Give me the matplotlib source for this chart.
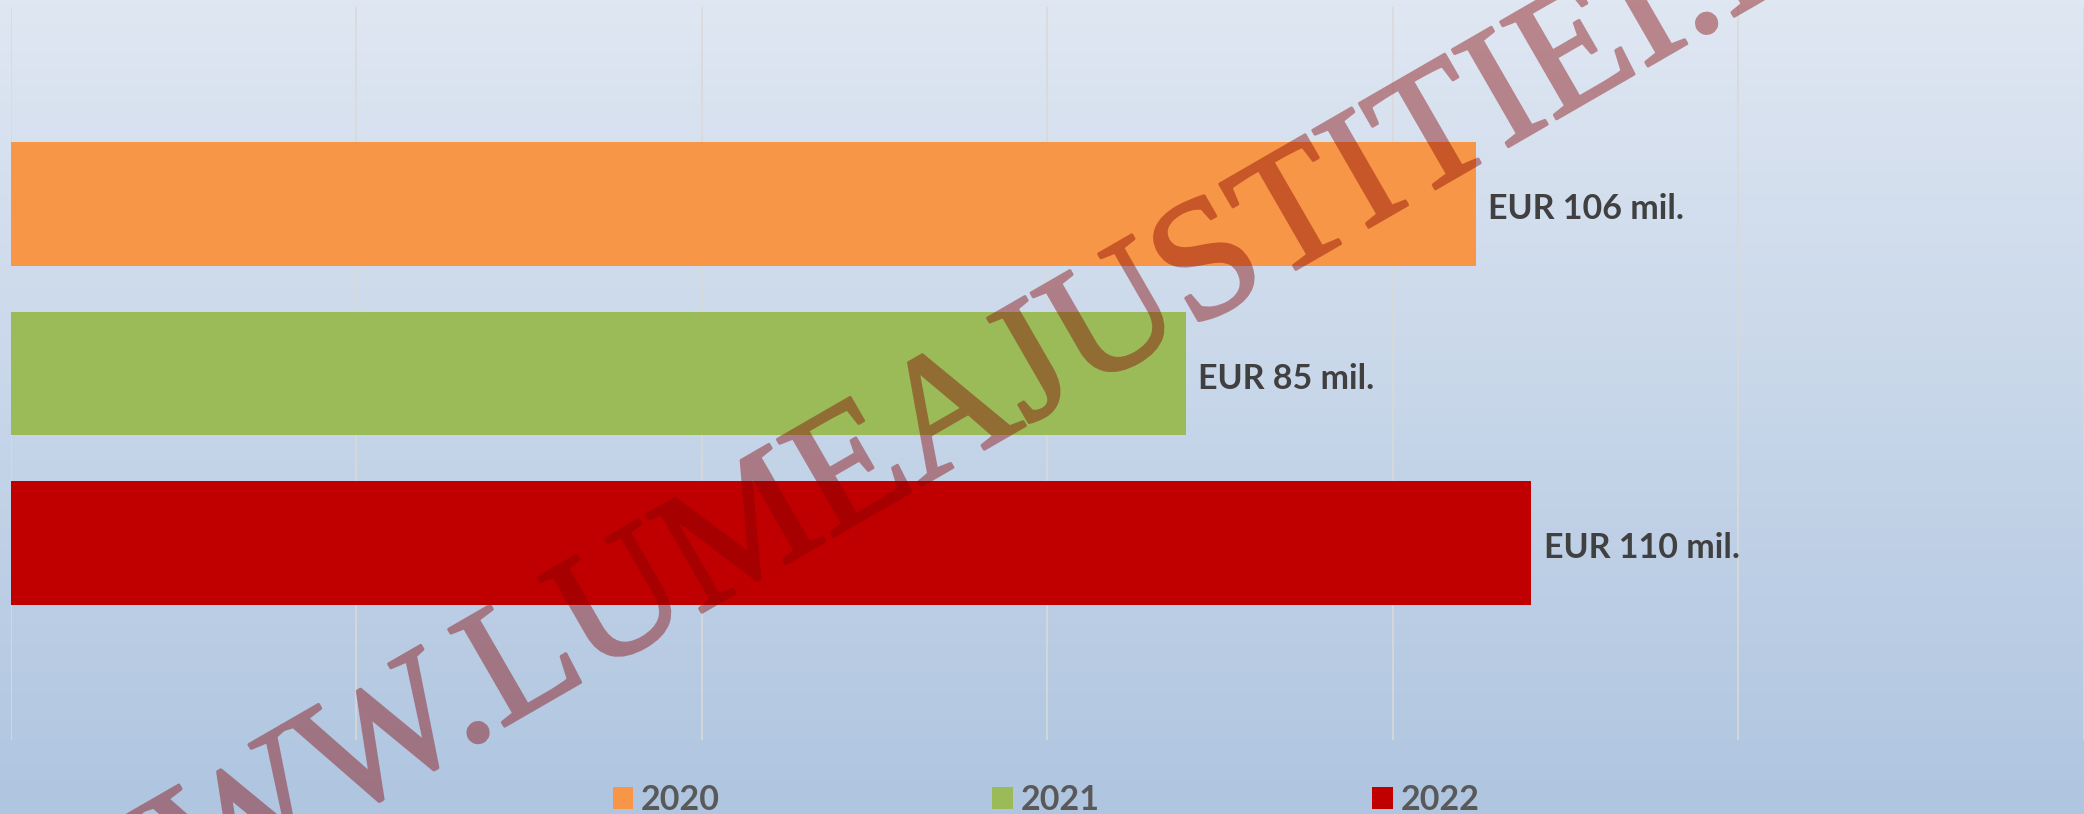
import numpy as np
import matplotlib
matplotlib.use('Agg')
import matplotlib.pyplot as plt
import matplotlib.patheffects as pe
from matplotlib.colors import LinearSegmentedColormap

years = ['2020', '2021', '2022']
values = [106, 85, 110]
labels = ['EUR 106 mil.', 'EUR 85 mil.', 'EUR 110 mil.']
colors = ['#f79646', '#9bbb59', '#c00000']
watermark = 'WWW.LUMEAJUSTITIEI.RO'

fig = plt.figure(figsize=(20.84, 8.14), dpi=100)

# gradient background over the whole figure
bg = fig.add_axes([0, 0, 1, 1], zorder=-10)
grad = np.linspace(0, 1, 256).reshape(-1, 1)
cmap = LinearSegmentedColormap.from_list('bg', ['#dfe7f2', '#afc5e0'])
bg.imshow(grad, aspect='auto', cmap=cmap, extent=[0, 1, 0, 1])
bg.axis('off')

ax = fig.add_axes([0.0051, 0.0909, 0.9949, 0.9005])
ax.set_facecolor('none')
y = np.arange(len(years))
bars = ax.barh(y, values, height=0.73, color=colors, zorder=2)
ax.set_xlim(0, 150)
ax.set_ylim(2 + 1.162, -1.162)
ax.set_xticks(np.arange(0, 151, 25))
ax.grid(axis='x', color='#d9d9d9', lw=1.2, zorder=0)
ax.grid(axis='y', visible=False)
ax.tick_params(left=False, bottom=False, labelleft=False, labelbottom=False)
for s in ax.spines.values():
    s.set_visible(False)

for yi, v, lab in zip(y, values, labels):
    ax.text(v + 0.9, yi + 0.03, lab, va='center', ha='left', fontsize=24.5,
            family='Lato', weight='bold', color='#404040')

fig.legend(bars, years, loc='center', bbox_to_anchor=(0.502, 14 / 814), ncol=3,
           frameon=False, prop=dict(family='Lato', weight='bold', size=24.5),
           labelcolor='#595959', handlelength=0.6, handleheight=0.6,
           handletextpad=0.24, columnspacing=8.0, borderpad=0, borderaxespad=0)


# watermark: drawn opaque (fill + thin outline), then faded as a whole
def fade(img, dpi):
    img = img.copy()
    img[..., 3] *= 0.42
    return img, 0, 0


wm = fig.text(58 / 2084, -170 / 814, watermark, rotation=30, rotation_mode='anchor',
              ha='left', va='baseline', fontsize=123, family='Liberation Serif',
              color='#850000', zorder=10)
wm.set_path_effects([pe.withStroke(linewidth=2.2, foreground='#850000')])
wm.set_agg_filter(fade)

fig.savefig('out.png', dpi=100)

Given problem ->
Copy the whole of the material above exactly, but not its images.

Response ->
Give me the matplotlib source for this chart.
import numpy as np
import matplotlib
matplotlib.use('Agg')
import matplotlib.pyplot as plt
import matplotlib.patheffects as pe
from matplotlib.colors import LinearSegmentedColormap

years = ['2020', '2021', '2022']
values = [106, 85, 110]
labels = ['EUR 106 mil.', 'EUR 85 mil.', 'EUR 110 mil.']
colors = ['#f79646', '#9bbb59', '#c00000']
watermark = 'WWW.LUMEAJUSTITIEI.RO'

fig = plt.figure(figsize=(20.84, 8.14), dpi=100)

# gradient background over the whole figure
bg = fig.add_axes([0, 0, 1, 1], zorder=-10)
grad = np.linspace(0, 1, 256).reshape(-1, 1)
cmap = LinearSegmentedColormap.from_list('bg', ['#dfe7f2', '#afc5e0'])
bg.imshow(grad, aspect='auto', cmap=cmap, extent=[0, 1, 0, 1])
bg.axis('off')

ax = fig.add_axes([0.0051, 0.0909, 0.9949, 0.9005])
ax.set_facecolor('none')
y = np.arange(len(years))
bars = ax.barh(y, values, height=0.73, color=colors, zorder=2)
ax.set_xlim(0, 150)
ax.set_ylim(2 + 1.162, -1.162)
ax.set_xticks(np.arange(0, 151, 25))
ax.grid(axis='x', color='#d9d9d9', lw=1.2, zorder=0)
ax.grid(axis='y', visible=False)
ax.tick_params(left=False, bottom=False, labelleft=False, labelbottom=False)
for s in ax.spines.values():
    s.set_visible(False)

for yi, v, lab in zip(y, values, labels):
    ax.text(v + 0.9, yi + 0.03, lab, va='center', ha='left', fontsize=24.5,
            family='Lato', weight='bold', color='#404040')

fig.legend(bars, years, loc='center', bbox_to_anchor=(0.502, 14 / 814), ncol=3,
           frameon=False, prop=dict(family='Lato', weight='bold', size=24.5),
           labelcolor='#595959', handlelength=0.6, handleheight=0.6,
           handletextpad=0.24, columnspacing=8.0, borderpad=0, borderaxespad=0)


# watermark: drawn opaque (fill + thin outline), then faded as a whole
def fade(img, dpi):
    img = img.copy()
    img[..., 3] *= 0.42
    return img, 0, 0


wm = fig.text(58 / 2084, -170 / 814, watermark, rotation=30, rotation_mode='anchor',
              ha='left', va='baseline', fontsize=123, family='Liberation Serif',
              color='#850000', zorder=10)
wm.set_path_effects([pe.withStroke(linewidth=2.2, foreground='#850000')])
wm.set_agg_filter(fade)

fig.savefig('out.png', dpi=100)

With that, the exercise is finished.